Vacation Scrapbook-Along - (October) - you will make 5-6 pages showcasing your favorite vacations, share your techniques, materials, etc., - leader TBA
*Fabric Exchange:*


Flannel Fabric Swap - (September) - 10x12" piece of flannel fabric. One each for each person that signs up - maximum of 20 sign-ups. Hostess:RedHeadedTricia
*Canning:*


Jam-Along & Tutorial - (September/October) - Follow along with making your favorite jam, showing pictures of your finished product, etc. - Leader TBA.
*Any Craft:*


Dish Cloth Exchange - (April) - Choose your technique and material (be it knit, crochet, sewing, etc.) and make 2 dish cloths to exchange with an participant.

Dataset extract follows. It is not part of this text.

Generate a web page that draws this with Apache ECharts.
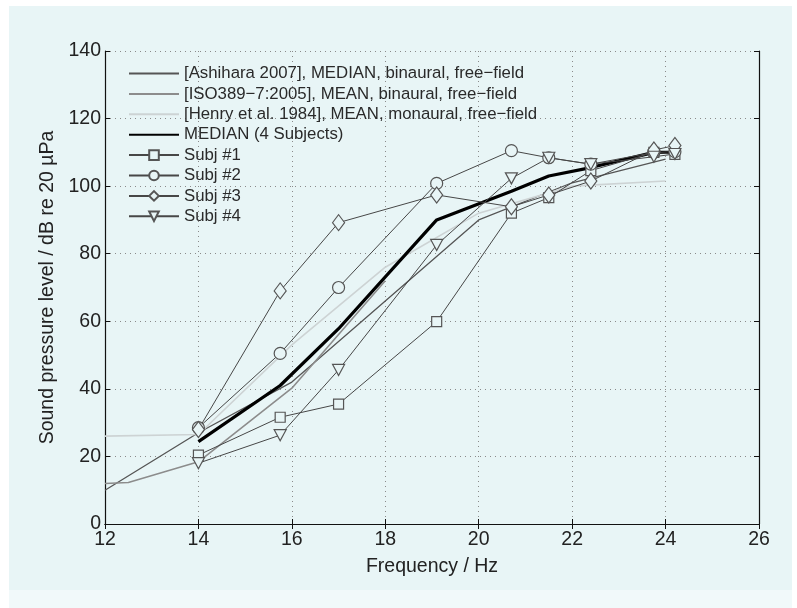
<!DOCTYPE html>
<html>
<head>
<meta charset="utf-8">
<script src="https://cdn.jsdelivr.net/npm/echarts@6/dist/echarts.min.js"></script>
<style>
  html, body { margin: 0; padding: 0; background: #ffffff; }
  #main { width: 797px; height: 608px; }
</style>
</head>
<body>
<div id="main"></div>
<script>
// reference threshold curves [freq, level]
var ashihara = [[12, 10], [14, 27], [16, 42], [18, 66], [20, 90], [22, 101], [24, 108]];
var iso389 = [[12, 12], [12.5, 12.3], [14, 18.4], [16, 40.2], [18, 72]];
var henry = [[12, 26], [14, 26.5], [16, 53], [18, 76], [20, 92], [22, 100], [24, 101.5]];

// measurement frequencies and subject thresholds
var freqs = [14, 15.75, 17, 19.1, 20.7, 21.5, 22.4, 23.75, 24.2];
var subj1 = [20.4, 31.6, 35.5, 59.9, 92.0, 96.6, 104.6, 110.0, 109.4];
var subj2 = [28.5, 50.5, 70.0, 100.8, 110.5, 108.4, 106.5, 110.0, 110.2];
var subj3 = [28.0, 69.0, 89.2, 97.4, 93.9, 97.4, 101.5, 110.7, 112.0];
var subj4 = [18.0, 26.3, 45.6, 82.6, 102.3, 108.4, 106.5, 108.7, 109.5];
var median = [24.4, 41.0, 57.8, 90.0, 98.5, 103.0, 105.5, 110.0, 110.0];

var legendNames = [
  "[Ashihara 2007], MEDIAN, binaural, free\u2212field",
  "[ISO389\u22127:2005], MEAN, binaural, free\u2212field",
  "[Henry et al. 1984], MEAN, monaural, free\u2212field",
  "MEDIAN (4 Subjects)",
  "Subj #1",
  "Subj #2",
  "Subj #3",
  "Subj #4",
];

var bg = "#e8f5f6";

function pairs(vals) {
  return freqs.map(function (f, i) {
    return [f, vals[i]];
  });
}

function subjSeries(name, vals, symbol, size, rotate) {
  return {
    name: name,
    type: "line",
    data: pairs(vals),
    symbol: symbol,
    symbolSize: size,
    symbolRotate: rotate || 0,
    showAllSymbol: true,
    lineStyle: { color: "#474747", width: 1 },
    itemStyle: { color: bg, borderColor: "#555555", borderWidth: 1.2 },
    z: 5,
  };
}

function plainLine(name, data, color, width, z) {
  return {
    name: name,
    type: "line",
    data: data,
    symbol: "none",
    lineStyle: { color: color, width: width },
    itemStyle: { color: color },
    z: z,
  };
}

var chartDom = document.getElementById("main");
var myChart = echarts.init(chartDom);
var option;

var tickFont = { fontFamily: "Liberation Sans", fontSize: 19.5, color: "#222222" };

option = {
  animation: false,
  backgroundColor: "#ffffff",
  graphic: [
    { type: "rect", shape: { x: 9, y: 6, width: 783, height: 584 }, style: { fill: bg }, z: -10 },
    { type: "rect", shape: { x: 9, y: 590, width: 783, height: 18 }, style: { fill: "#f1f9fa" }, z: -10 },
  ],
  grid: { left: 105, top: 51, right: 38, bottom: 84 },
  legend: {
    orient: "vertical",
    left: 123,
    top: 59,
    itemWidth: 50,
    itemHeight: 12,
    itemGap: 1.4,
    textStyle: { fontFamily: "Liberation Sans", fontSize: 16.8, lineHeight: 19, color: "#2a2a2a" },
    data: legendNames.map(function (n, i) {
      if (i < 4) {
        return { name: n, itemStyle: { opacity: 0 } };
      }
      return { name: n };
    }),
  },
  xAxis: [
    {
      type: "value",
      min: 12,
      max: 26,
      interval: 2,
      name: "Frequency / Hz",
      nameLocation: "middle",
      nameGap: 33,
      nameTextStyle: tickFont,
      axisLine: { lineStyle: { color: "#111111", width: 1.2 } },
      axisTick: { inside: true, length: 5, lineStyle: { color: "#111111" } },
      axisLabel: Object.assign({ margin: 6 }, tickFont),
      splitLine: { show: true, lineStyle: { color: "#8a8a8a", type: [1, 4], width: 1 } },
    },
    {
      type: "value",
      min: 12,
      max: 26,
      interval: 2,
      position: "top",
      axisLine: { show: true, lineStyle: { color: "#111111", width: 1.2 } },
      axisTick: { inside: true, length: 5, lineStyle: { color: "#111111" } },
      axisLabel: { show: false },
      splitLine: { show: false },
    },
  ],
  yAxis: [
    {
      type: "value",
      min: 0,
      max: 140,
      interval: 20,
      name: "Sound pressure level / dB re 20 \u00b5Pa",
      nameLocation: "middle",
      nameGap: 47,
      nameTextStyle: tickFont,
      axisLine: { show: true, lineStyle: { color: "#111111", width: 1.2 } },
      axisTick: { show: true, inside: true, length: 5, lineStyle: { color: "#111111" } },
      axisLabel: Object.assign({ margin: 4 }, tickFont),
      splitLine: { show: true, lineStyle: { color: "#8a8a8a", type: [1, 4], width: 1 } },
    },
    {
      type: "value",
      min: 0,
      max: 140,
      interval: 20,
      position: "right",
      axisLine: { show: true, lineStyle: { color: "#111111", width: 1.2 } },
      axisTick: { show: true, inside: true, length: 5, lineStyle: { color: "#111111" } },
      axisLabel: { show: false },
      splitLine: { show: false },
    },
  ],
  series: [
    plainLine(legendNames[0], ashihara, "#555555", 1.3, 2),
    plainLine(legendNames[1], iso389, "#8c8c8c", 1.6, 2),
    plainLine(legendNames[2], henry, "#cdd3d4", 1.6, 2),
    plainLine(legendNames[3], pairs(median), "#000000", 3.2, 4),
    subjSeries("Subj #1", subj1, "rect", 10),
    subjSeries("Subj #2", subj2, "circle", 12),
    subjSeries("Subj #3", subj3, "diamond", [12, 16]),
    subjSeries("Subj #4", subj4, "triangle", [12, 11], 180),
  ],
};

option && myChart.setOption(option);
</script>
</body>
</html>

Hostess: RedHeadedTricia
Share-Your-Talent-Athon - All year long - You will be learning all sorts of out of the ordinary arts, crafts, etc. (perhaps things like bookbinding, pergamano, stain glass...) by our members who do them.
Annual Anything Handmade Swap - (October) - the annual swap we have each year where you are paired with a new Pal.


----------



## Patches

wow!, this looks like fun! I will have to get my calendar out and start planning. I sent you a couple of messages.


----------